For now, though, the Fed must deal with the crisis at hand, said Stern, a voting member of the Federal Open Market Committee in 2008 and the Fed's longest-serving regional president.

"You want to address 'too big to fail' when financial conditions are cranking," he said. "In the middle of turmoil you have to do a quick cost-benefit analysis."

Stern said the "flexible" approach by the Fed and Treasury to handle the unrelenting financial market crisis that erupted in August 2007 has been correct given the lack of a clear path ahead.

"This is an unprecedented series of events in my long career at the Fed ... you can't just pull out a handbook and say 'this is what should be done,'" he said.

Stern did not address the economic outlook in detail and declined to comment on the likely direction of the Fed's monetary policy.

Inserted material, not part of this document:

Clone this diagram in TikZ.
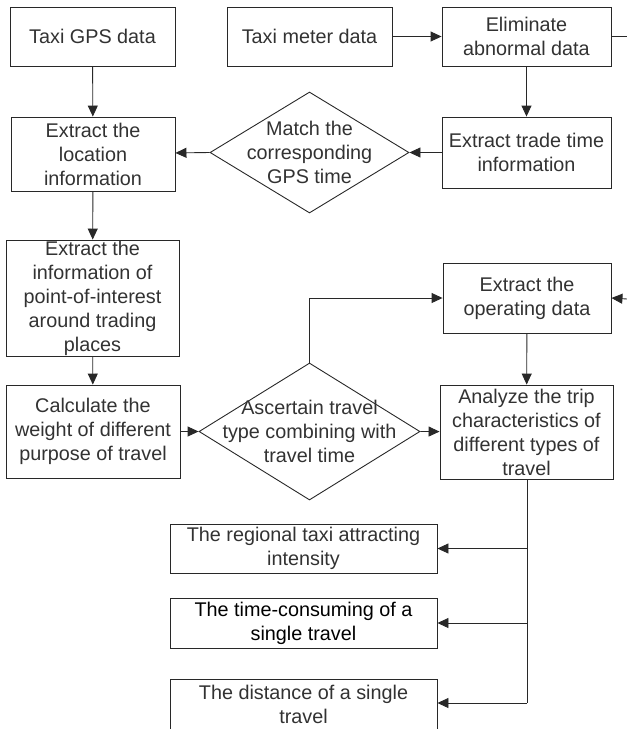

Still, partly as a knock-on effect of the credit market crisis, the United States is in for further job losses and soft consumer spending in the short run, which should help pull down inflation, he said.

The sharply higher budget deficits likely to be created by the Treasury's costly bank rescue plan will not necessarily lead to higher interest rates, Stern said.

Various factors, including the global savings glut and confidence in the Fed's commitment to keeping inflation low, can help to hold interest rates down, he said.

Much of Stern's speech was focused on the framework for a new supervisory regime to address the issue of systemic risk and were similar to those he made in Three Forks, Montana, in August.